▶ _Objective_
Set down only those lines that fall from the line containing "Convert this chart to matplotlib code." through the line containing "colors = ['#9999FF', '#993366', '#FFFFCC', '#CCFFFF']", unchanged and without pictures.

Source code of charts
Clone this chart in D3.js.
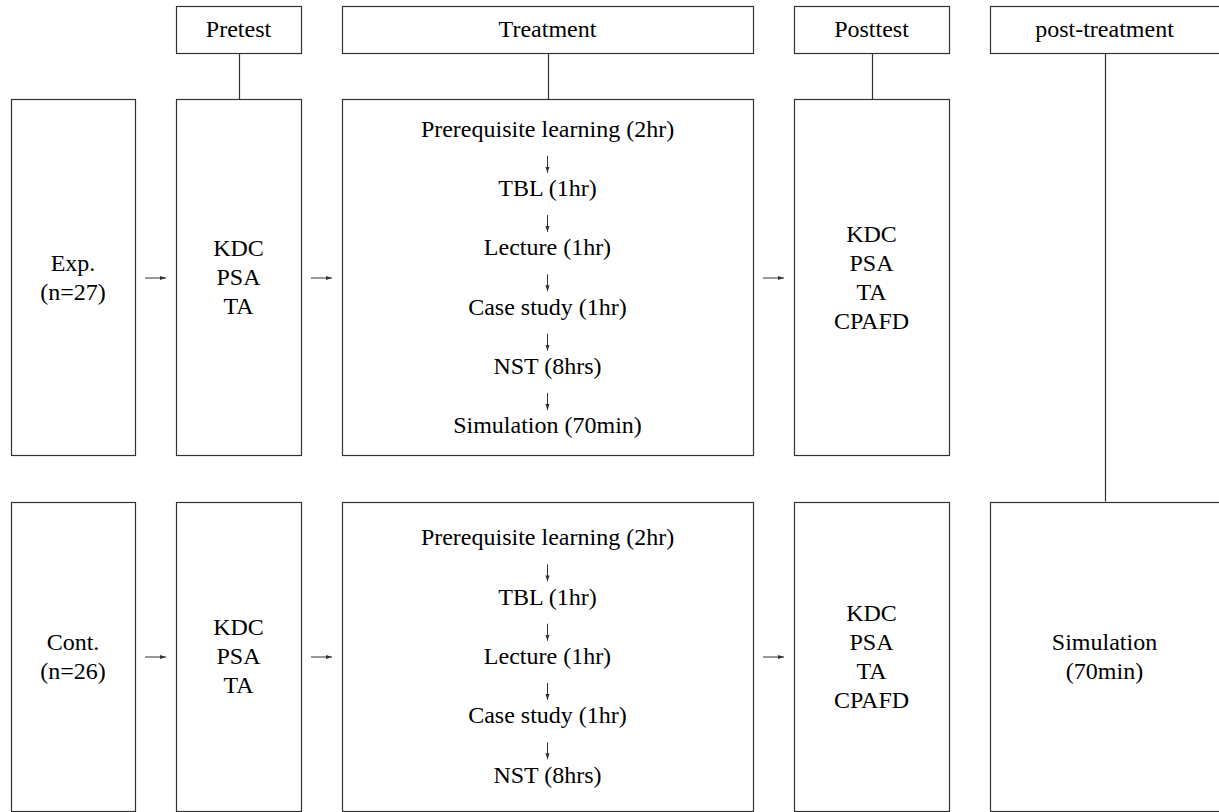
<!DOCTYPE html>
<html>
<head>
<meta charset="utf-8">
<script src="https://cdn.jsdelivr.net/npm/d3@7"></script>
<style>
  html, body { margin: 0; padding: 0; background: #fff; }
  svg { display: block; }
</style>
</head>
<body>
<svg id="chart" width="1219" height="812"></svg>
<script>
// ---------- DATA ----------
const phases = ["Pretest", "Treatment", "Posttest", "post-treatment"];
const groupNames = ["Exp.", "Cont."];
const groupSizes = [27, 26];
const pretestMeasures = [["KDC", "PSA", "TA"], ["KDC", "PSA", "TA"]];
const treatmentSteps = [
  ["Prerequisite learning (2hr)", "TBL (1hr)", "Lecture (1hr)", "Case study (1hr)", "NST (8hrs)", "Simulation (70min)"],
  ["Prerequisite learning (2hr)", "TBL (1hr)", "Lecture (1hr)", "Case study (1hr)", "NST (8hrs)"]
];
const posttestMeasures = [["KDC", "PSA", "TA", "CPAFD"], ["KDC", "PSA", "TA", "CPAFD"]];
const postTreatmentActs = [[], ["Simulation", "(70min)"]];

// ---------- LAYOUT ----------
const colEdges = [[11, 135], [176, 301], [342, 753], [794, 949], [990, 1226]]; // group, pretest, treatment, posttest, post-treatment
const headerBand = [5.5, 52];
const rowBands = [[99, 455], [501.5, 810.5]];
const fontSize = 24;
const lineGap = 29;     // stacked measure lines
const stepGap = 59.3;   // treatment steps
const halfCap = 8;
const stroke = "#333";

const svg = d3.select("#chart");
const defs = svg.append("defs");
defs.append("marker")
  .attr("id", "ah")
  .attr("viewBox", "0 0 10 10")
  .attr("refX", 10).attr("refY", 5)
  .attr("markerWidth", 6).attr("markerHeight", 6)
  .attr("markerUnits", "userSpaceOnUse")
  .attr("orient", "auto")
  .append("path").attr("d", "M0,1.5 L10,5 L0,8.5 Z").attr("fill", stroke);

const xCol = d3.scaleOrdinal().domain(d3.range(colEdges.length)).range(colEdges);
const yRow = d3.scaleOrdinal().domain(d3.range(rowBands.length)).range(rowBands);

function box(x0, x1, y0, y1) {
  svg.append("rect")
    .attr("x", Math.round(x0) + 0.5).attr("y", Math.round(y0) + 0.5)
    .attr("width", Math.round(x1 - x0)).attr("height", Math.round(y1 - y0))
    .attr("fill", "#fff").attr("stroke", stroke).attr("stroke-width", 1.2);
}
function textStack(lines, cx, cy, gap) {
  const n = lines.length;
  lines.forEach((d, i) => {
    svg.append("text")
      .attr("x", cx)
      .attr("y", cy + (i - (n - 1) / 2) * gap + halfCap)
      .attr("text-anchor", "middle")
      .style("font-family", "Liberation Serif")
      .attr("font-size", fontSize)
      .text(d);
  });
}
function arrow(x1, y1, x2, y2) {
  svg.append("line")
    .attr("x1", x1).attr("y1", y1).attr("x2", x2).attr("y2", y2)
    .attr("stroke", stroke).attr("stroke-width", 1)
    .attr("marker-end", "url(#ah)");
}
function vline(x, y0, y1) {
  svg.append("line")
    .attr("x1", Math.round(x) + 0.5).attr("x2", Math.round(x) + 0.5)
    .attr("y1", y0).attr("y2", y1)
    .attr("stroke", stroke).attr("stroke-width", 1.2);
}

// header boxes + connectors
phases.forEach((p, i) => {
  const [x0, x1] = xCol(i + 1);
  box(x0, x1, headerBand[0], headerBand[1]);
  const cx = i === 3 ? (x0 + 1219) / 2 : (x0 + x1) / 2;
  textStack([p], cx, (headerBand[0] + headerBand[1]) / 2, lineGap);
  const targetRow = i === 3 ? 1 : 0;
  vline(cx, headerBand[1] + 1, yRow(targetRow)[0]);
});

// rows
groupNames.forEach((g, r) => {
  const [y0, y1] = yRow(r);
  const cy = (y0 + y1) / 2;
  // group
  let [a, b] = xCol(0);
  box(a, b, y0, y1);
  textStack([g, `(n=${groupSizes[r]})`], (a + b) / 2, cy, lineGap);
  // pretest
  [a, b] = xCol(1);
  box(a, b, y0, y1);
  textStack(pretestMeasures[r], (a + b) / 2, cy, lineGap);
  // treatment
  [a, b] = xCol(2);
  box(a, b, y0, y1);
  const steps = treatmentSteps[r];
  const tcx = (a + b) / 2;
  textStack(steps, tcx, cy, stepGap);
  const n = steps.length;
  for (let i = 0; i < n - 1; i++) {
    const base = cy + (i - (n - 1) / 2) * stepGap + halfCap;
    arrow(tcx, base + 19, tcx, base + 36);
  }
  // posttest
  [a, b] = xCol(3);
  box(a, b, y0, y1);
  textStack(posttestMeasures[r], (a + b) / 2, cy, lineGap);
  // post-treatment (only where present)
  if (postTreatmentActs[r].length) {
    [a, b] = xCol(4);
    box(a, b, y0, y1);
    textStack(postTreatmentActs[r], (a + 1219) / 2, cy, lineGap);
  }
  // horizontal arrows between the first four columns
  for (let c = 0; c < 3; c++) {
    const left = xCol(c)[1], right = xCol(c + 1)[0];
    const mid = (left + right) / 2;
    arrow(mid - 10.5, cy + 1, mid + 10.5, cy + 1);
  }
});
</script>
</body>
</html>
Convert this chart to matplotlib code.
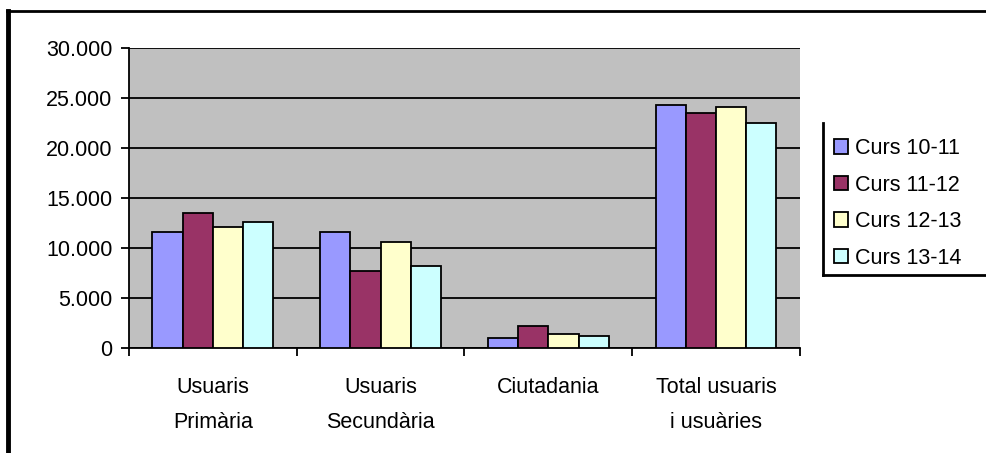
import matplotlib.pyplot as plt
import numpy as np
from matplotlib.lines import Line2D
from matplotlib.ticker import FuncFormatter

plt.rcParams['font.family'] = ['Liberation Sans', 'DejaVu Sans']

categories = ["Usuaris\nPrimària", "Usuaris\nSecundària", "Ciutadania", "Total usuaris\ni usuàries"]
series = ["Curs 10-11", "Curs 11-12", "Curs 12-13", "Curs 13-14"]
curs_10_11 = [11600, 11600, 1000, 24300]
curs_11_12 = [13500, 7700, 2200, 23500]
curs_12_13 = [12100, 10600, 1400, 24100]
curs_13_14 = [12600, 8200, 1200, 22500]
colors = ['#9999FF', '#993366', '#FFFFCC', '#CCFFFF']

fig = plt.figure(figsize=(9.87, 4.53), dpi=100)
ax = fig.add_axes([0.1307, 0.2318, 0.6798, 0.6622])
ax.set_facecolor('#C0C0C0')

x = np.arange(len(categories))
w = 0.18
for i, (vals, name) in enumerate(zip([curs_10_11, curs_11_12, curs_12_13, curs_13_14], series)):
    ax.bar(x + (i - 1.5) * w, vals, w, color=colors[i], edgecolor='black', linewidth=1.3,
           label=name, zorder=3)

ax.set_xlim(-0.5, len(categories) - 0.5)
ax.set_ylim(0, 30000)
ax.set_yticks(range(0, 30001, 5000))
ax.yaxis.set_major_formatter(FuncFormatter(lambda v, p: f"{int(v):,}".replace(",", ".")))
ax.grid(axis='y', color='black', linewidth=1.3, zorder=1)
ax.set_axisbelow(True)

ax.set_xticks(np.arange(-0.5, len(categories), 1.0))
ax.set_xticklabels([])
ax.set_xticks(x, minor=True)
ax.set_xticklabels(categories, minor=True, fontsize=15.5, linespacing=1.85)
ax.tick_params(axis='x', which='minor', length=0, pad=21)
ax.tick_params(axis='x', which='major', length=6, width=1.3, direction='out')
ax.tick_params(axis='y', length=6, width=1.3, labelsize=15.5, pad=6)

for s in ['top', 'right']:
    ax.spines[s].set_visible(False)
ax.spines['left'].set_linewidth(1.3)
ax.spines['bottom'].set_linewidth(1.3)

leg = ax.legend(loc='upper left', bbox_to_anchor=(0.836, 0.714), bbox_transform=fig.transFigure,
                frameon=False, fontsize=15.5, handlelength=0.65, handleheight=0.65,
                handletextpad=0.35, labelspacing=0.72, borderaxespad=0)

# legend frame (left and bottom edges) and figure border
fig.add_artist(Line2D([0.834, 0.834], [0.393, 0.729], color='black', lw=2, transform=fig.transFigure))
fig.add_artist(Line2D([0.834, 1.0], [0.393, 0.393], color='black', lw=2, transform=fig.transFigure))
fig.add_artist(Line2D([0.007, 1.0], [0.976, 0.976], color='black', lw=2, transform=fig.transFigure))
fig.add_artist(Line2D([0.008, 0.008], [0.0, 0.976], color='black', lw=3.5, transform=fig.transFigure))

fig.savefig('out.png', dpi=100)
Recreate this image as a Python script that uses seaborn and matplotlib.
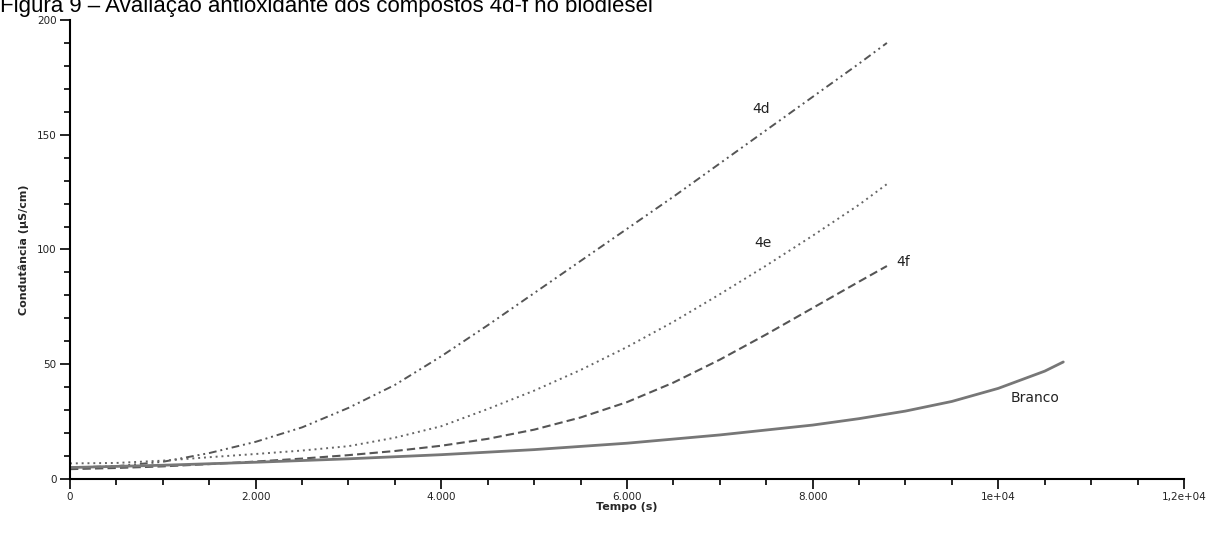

▶ _Output for this task_
Convert this chart to matplotlib code.
import matplotlib.pyplot as plt
import numpy as np
from matplotlib.lines import Line2D
from matplotlib.ticker import FuncFormatter

plt.rcParams['font.family'] = ['Liberation Sans', 'DejaVu Sans']

categories = ["Usuaris\nPrimària", "Usuaris\nSecundària", "Ciutadania", "Total usuaris\ni usuàries"]
series = ["Curs 10-11", "Curs 11-12", "Curs 12-13", "Curs 13-14"]
curs_10_11 = [11600, 11600, 1000, 24300]
curs_11_12 = [13500, 7700, 2200, 23500]
curs_12_13 = [12100, 10600, 1400, 24100]
curs_13_14 = [12600, 8200, 1200, 22500]
colors = ['#9999FF', '#993366', '#FFFFCC', '#CCFFFF']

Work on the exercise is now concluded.